─── DATASET
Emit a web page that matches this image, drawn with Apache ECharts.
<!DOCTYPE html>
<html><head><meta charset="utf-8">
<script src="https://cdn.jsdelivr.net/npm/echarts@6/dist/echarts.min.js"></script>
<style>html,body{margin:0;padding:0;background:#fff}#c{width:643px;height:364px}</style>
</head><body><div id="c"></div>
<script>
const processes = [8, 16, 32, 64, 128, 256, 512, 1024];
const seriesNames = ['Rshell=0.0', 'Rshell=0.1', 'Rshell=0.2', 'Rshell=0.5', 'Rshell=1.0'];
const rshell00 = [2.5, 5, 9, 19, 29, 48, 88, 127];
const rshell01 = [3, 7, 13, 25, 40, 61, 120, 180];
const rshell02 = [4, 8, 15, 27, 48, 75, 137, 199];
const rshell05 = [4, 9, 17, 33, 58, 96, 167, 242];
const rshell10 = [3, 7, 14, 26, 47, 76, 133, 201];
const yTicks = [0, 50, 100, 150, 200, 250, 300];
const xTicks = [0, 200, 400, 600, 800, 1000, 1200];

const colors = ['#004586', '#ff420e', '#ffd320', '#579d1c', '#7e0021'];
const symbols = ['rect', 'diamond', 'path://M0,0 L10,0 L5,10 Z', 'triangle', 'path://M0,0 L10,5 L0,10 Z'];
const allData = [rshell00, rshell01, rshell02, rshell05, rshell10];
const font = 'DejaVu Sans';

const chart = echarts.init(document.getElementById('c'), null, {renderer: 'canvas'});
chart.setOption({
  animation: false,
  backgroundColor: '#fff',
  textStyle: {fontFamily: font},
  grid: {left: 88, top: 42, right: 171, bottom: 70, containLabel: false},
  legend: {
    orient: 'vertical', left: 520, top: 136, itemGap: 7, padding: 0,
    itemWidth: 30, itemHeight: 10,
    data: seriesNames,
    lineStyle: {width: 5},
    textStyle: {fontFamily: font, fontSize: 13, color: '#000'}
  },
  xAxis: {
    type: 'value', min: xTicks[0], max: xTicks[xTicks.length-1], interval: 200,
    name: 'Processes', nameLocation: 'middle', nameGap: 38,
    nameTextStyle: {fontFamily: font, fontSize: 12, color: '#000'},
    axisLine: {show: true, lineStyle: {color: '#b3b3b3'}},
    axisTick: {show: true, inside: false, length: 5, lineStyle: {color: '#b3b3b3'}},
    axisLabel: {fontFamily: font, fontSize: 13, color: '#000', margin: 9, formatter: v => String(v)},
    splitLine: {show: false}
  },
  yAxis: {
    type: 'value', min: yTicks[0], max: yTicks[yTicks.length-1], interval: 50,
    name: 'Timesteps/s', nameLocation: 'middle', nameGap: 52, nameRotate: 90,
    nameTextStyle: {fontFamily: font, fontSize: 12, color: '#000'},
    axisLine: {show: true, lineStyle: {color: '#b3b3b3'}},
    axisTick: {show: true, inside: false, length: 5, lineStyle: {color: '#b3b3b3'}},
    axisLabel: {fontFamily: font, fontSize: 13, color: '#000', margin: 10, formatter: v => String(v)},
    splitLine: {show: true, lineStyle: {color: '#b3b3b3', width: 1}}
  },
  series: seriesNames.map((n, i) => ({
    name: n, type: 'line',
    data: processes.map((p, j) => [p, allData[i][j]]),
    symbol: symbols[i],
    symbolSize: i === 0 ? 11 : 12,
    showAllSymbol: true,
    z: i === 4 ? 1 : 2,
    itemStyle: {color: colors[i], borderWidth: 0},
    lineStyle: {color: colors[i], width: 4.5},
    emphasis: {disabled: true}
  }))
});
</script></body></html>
──────
─── DATASET
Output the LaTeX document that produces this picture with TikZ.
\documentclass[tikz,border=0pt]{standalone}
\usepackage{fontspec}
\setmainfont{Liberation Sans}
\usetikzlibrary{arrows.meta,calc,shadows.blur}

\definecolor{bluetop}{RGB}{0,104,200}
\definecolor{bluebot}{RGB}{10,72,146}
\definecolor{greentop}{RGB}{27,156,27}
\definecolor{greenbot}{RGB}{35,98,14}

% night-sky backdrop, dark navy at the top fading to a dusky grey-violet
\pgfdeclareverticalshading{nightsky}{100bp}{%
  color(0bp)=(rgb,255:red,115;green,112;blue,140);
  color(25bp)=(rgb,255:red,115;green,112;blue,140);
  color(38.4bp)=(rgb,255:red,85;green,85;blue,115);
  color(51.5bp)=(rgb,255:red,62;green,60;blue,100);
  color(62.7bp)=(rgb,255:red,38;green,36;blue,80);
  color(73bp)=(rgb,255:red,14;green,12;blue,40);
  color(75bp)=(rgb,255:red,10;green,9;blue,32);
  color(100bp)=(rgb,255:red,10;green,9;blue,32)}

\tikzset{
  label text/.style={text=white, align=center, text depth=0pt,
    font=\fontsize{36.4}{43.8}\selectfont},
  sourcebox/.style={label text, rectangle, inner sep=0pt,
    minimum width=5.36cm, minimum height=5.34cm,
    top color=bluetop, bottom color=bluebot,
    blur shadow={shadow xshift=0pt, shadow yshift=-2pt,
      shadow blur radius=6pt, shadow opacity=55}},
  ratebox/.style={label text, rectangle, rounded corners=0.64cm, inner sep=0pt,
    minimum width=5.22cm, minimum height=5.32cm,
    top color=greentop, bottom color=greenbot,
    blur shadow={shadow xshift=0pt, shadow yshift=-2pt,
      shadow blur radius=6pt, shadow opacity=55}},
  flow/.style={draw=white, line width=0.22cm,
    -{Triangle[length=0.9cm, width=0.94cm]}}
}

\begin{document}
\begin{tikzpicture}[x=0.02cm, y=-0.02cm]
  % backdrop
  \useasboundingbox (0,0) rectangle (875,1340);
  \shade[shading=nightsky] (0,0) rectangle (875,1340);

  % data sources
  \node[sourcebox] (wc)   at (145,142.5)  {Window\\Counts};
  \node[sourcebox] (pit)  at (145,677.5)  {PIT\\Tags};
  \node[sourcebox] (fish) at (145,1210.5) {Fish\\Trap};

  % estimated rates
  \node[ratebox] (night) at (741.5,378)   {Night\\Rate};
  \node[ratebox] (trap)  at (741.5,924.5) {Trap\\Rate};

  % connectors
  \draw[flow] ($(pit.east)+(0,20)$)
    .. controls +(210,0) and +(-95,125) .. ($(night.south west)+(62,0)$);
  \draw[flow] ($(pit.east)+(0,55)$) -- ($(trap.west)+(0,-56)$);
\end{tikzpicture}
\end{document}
──────
§ DIRECTIONS FOR THIS TASK:
In the entries above, find each line with the string "that" and copy it.

§ EXERCISE OUTPUT:
Emit a web page that matches this image, drawn with Apache ECharts.
Output the LaTeX document that produces this picture with TikZ.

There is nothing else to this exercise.